As deficit explodes, Obama, McCain say little about taming it
McClatchy
By David Lightman and William Douglas | McClatchy Newspapers
July 28, 2008

WASHINGTON — The federal budget deficit should soar to a record $482 billion in fiscal 2009, the White House said Monday, because of slow economic growth and taxpayer rebates.

The new figure, far above the $407 billion for fiscal 2009 that President Bush projected six months ago, would shatter the record of $413 billion set in fiscal 2004. This year's deficit is expected to be $389 billion.

The numbers mean that the next president will begin his term facing intense pressure to find new revenue or cut spending dramatically.

Presumptive Democratic presidential nominee Barack Obama met Monday with top economic advisers, including veterans of the Clinton administration Cabinet, to discuss economic alternatives.

Jason Furman, Obama's economic policy director, said the latest data confirmed that "these have been years of unprecedented fiscal irresponsibility." He charged that presumptive Republican nominee John McCain is "proposing to continue the same Bush economic policies that put our economy on this dangerous path and that will drive America even deeper into debt."

McCain countered with a reminder of his pledge to balance the budget by 2013, a promise that most analysts say is nearly impossible to keep without significant changes in Social Security, Medicare or Medicaid, none of which McCain has proposed to do.

Like Obama, McCain offered no specifics Monday, saying only that "Today's news makes that job (of balancing the budget) harder, but should not change our resolve to make the tough decisions and the genuine effort to reach across the aisle."

White House Budget Director Jim Nussle tried to ease the pain, saying that Bush's plan to balance the budget by 2012 remained intact.

"The important point to remember is that near-term deficits are both temporary and manageable if and only if we keep spending in check, the tax burden low and the economy growing," Nussle said.

The economy grew at only a 1 percent rate in the first quarter of this year, after growing 0.6 percent in the fourth quarter of 2007. Ed Lazear, the chairman of the Council of Economic Advisers, said Monday that he expected the gross domestic product — the value of the nation's goods and services produced this year — to go up 1.6 percent.

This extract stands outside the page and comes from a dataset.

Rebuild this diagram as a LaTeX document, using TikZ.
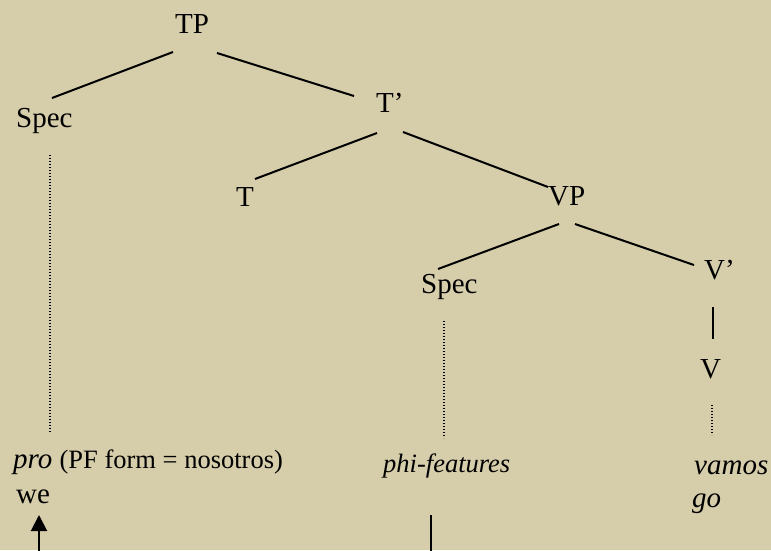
\documentclass[tikz,border=0pt]{standalone}
\usepackage{fontspec}
\setmainfont{Liberation Serif}
\usepackage{tikz}
\usetikzlibrary{arrows.meta}
\usetikzlibrary{positioning}
\definecolor{paper}{RGB}{214,205,170}
\tikzstyle{word} = [inner sep=0pt, anchor=base west, font=\fontsize{29}{35}\selectfont]
\tikzstyle{gloss} = [inner sep=0pt, anchor=base west, font=\fontsize{26.5}{32}\selectfont\itshape]
\tikzstyle{branch} = [line width=2pt]
\tikzstyle{trace} = [line width=1.3pt, dash pattern=on 1pt off 2pt]
\tikzstyle{input} = [coordinate]

\begin{document}
\begin{tikzpicture}[x=1pt, y=-1pt]
    \fill [paper] (0,0) rectangle (771,550);
    \useasboundingbox (0,0) rectangle (771,550);

    % tree
    \node [word] at (175,33) (tp) {TP};
    \node [word] at (16,127) (spec1) {Spec};
    \node [word] at (376,112) (tbar) {T’};
    \node [word] at (236,206) (t) {T};
    \node [word] at (548,205) (vp) {VP};
    \node [word] at (421,293) (spec2) {Spec};
    \node [word] at (704,279) (vbar) {V’};
    \node [word] at (700,378) (v) {V};

    % bottom line
    \node [word] at (13,468) (pro) {\textit{pro} {\fontsize{26.5}{32}\selectfont (PF form = nosotros)}};
    \node [word] at (16,503) (we) {we};
    \node [gloss] at (383,472) (phi) {phi-features};
    \node [word] at (694,474) (vamos) {\textit{vamos}};
    \node [word] at (692,507) (go) {\textit{go}};

    \node [input, name=weroot] at (39,551) {};
    \node [input, name=phiroot] at (431,551) {};

    \draw [branch] ([shift={(-2,19)}]tp.base west) -- ([shift={(36,-29)}]spec1.base west);
    \draw [branch] ([shift={(42,20)}]tp.base west) -- ([shift={(-22,-16)}]tbar.base west);
    \draw [branch] ([shift={(1,21)}]tbar.base west) -- ([shift={(19,-27)}]t.base west);
    \draw [branch] ([shift={(27,20)}]tbar.base west) -- ([shift={(0,-18)}]vp.base west);
    \draw [branch] ([shift={(11,19)}]vp.base west) -- ([shift={(17,-24)}]spec2.base west);
    \draw [branch] ([shift={(27,19)}]vp.base west) -- ([shift={(-10,-14)}]vbar.base west);
    \draw [branch] ([shift={(9,28)}]vbar.base west) -- ([shift={(13,-39)}]v.base west);

    \draw [trace] ([shift={(34,28)}]spec1.base west) -- ([shift={(37,-35)}]pro.base west);
    \draw [trace] ([shift={(23,28)}]spec2.base west) -- ([shift={(61,-34)}]phi.base west);
    \draw [trace] ([shift={(12,27)}]v.base west) -- ([shift={(18,-39)}]vamos.base west);

    \draw [branch, -{Triangle[width=16pt,length=16pt]}] (weroot) -- ([shift={(23,12)}]we.base west);
    \draw [branch] ([shift={(48,43)}]phi.base west) -- (phiroot);
\end{tikzpicture}
\end{document}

The announcement triggered the usual Washington sniping.

"Today's budget projections by OMB are simply further evidence that the Bush administration is the most fiscally irresponsible administration in American history," said House Majority Leader Steny Hoyer, D-Md.

"Let no one be mistaken: The vast majority of this record deficit is attributable to policies enacted by the former Republican majorities in Congress and signed into law by President Bush."

Nussle countered that it's the Democratic-controlled Congress that's stifling progress.

"Excessive spending beyond the president's budget plan will make the problem worse," he said, "and it already appears that congressional Democrats are lining up to bust through the president's budget, and for that matter bust through their own budget."